It is that time of year when the spring snowmelt followed by the start of the Atlantic hurricane season raises concerns about flooding in many parts of the United States.
Despite the attention, with so many flooding events spread across an expansive area, data collection remains a monumental task.
The need for ground truth is critical not only for the people in harm’s way, but also for the professionals responsible for providing services during natural catastrophes, including emergency responders and insurers.
Satellite imagery can solve this dilemma by utilizing analytics designed to detect flooding in an area.
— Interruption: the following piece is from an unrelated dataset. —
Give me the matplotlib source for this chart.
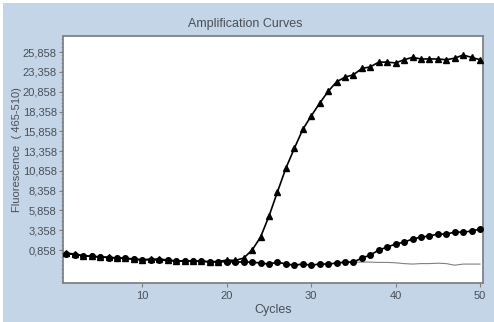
import numpy as np
import matplotlib
matplotlib.use('Agg')
import matplotlib.pyplot as plt
from matplotlib.patches import Rectangle
from matplotlib.ticker import MultipleLocator

plt.rcParams['font.family'] = ['Liberation Sans', 'DejaVu Sans']

cycles = np.arange(1, 51)

# sample 1 (triangles)
tri = [0.48, 0.35, 0.10, 0.10, -0.03, -0.03, -0.15, -0.15, -0.28, -0.40,
       -0.28, -0.28, -0.40, -0.53, -0.53, -0.53, -0.53, -0.66, -0.60, -0.40,
       -0.45, -0.15, 0.86, 2.50, 5.15, 8.20, 11.2, 13.7, 16.1, 17.8,
       19.4, 20.9, 22.1, 22.7, 23.0, 23.8, 24.0, 24.6, 24.6, 24.5,
       24.9, 25.2, 25.0, 25.0, 25.0, 24.9, 25.1, 25.5, 25.2, 24.9]

# sample 2 (circles)
circ = [0.40, 0.30, 0.15, 0.05, 0.00, -0.10, -0.15, -0.20, -0.30, -0.35,
        -0.35, -0.40, -0.45, -0.50, -0.50, -0.55, -0.55, -0.60, -0.60, -0.62,
        -0.64, -0.66, -0.66, -0.78, -0.91, -0.66, -0.91, -1.04, -0.91, -1.04,
        -0.91, -0.91, -0.78, -0.66, -0.66, -0.15, 0.23, 0.86, 1.24, 1.62,
        1.87, 2.25, 2.50, 2.63, 2.88, 2.88, 3.13, 3.13, 3.26, 3.51]

# negative control (thin gray line)
neg = [0.40, 0.30, 0.15, 0.05, 0.00, -0.10, -0.15, -0.20, -0.30, -0.35,
       -0.35, -0.40, -0.45, -0.50, -0.50, -0.55, -0.55, -0.60, -0.60, -0.62,
       -0.64, -0.66, -0.66, -0.78, -0.91, -0.66, -0.91, -1.04, -0.91, -1.04,
       -0.91, -0.91, -0.78, -0.70, -0.66, -0.66, -0.66, -0.70, -0.70, -0.75,
       -0.85, -0.91, -0.85, -0.85, -0.80, -0.85, -1.05, -0.91, -0.91, -0.91]

ytick_vals = [0.858, 3.358, 5.858, 8.358, 10.858, 13.358, 15.858, 18.358, 20.858, 23.358, 25.858]
ytick_labels = ['0,858', '3,358', '5,858', '8,358', '10,858', '13,358',
                '15,858', '18,358', '20,858', '23,358', '25,858']
xtick_vals = [10, 20, 30, 40, 50]

bg = '#c3d5e7'
txt = '#4a4f57'

fig = plt.figure(figsize=(4.94, 3.22), dpi=100, facecolor='white')
fig.patches.append(Rectangle((3 / 494, 0), 1, 1 - 3 / 322, transform=fig.transFigure,
                             facecolor=bg, edgecolor='none', zorder=-5))
ax = fig.add_axes([63 / 494, 1 - 283 / 322, 420 / 494, 247 / 322])
ax.set_zorder(2)
ax.set_facecolor('white')

ax.plot(cycles, neg, color='#808080', lw=0.8, zorder=2)
ax.plot(cycles, circ, color='black', lw=1.2, marker='o', ms=4, zorder=3)
ax.plot(cycles, tri, color='black', lw=1.2, marker='^', ms=4.5, zorder=4)

ax.set_xlim(0.6, 50.35)
ax.set_ylim(-3.3, 27.9)
ax.set_xticks(xtick_vals)
ax.set_yticks(ytick_vals)
ax.set_yticklabels(ytick_labels)
ax.yaxis.set_minor_locator(MultipleLocator(0.5))
ax.tick_params(axis='both', colors='#808080', labelcolor=txt, labelsize=8,
               length=3, width=0.8, direction='out')
ax.tick_params(axis='y', which='minor', length=1.5, width=0.6, colors='#909090')
ax.tick_params(axis='y', pad=1.5)
ax.tick_params(axis='x', pad=3)
for s in ax.spines.values():
    s.set_color('#7f8288')
    s.set_linewidth(1.3)

ax.set_xlabel('Cycles', fontsize=9, color=txt, labelpad=2)
ax.set_ylabel('Fluorescence  ( 465-510)', fontsize=8, color=txt)
ax.yaxis.set_label_coords(-0.098, 0.54)
fig.text(245 / 494, 1 - 24 / 322, 'Amplification Curves', ha='center', va='center',
         fontsize=9, color=txt, zorder=3)

fig.savefig('out.png', dpi=100, facecolor=fig.get_facecolor())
We use the example of recent flooding in Fargo, North Dakota. Late season snow and frigid cold raised the risk of flooding as soon as temperatures rose in the Red River Valley.
In late March, the Red River at Fargo had a 95% chance of reaching 29.5 feet, according to the National Weather Service, just below the 30-foot threshold for major flooding.
As the mercury climbed, the water rose and the river crested at 29.7 feet on April 21-22, but thankfully, the amount of flooding wasn’t as bad as initially feared.
The map below shows Fargo from April 11-27. The flooded area can be seen in dark blue, concentrated along the Red River, which flows south-to-north.
The satellite imagery was collected by our friends at Umbra, using synthetic aperture radar (SAR), a type of sensor that works in any weather conditions, day or night.
We then applied an algorithm designed to detect the presence of water.
Water pixels were extracted and classified separately from existing water bodies to obtain a flood extent map that was used to pinpoint the exact locations where flooding occurred. The results were overlaid on an optical base map.
This specific event proved minor, but the Red River Valley remains one of the most flood prone areas in the country. There are six rivers that contribute to flooding in the Fargo-Moreland area.
After a 1997 flood caused $3.5 billion in damage (over $6.5 billion today when adjusted for inflation), plans were hatched to build a flood control project that would offer reliable and permanent protection for the people living in the area.
What emerged is the Fargo-Moreland Area Diversion Project, a multi-billion dollar undertaking, expected to be complete by 2027, that includes a 30-mile diversion channel, embankment and series of levees.
It’s not the first flood time engineers have tried to control the waters around Fargo.
A smaller diversion project was finished in 1992 to channel the waters of the Sheyenne River, a major tributary of the Red River. To date, the diversion project has not failed, including during record floods of 1997 and 2009.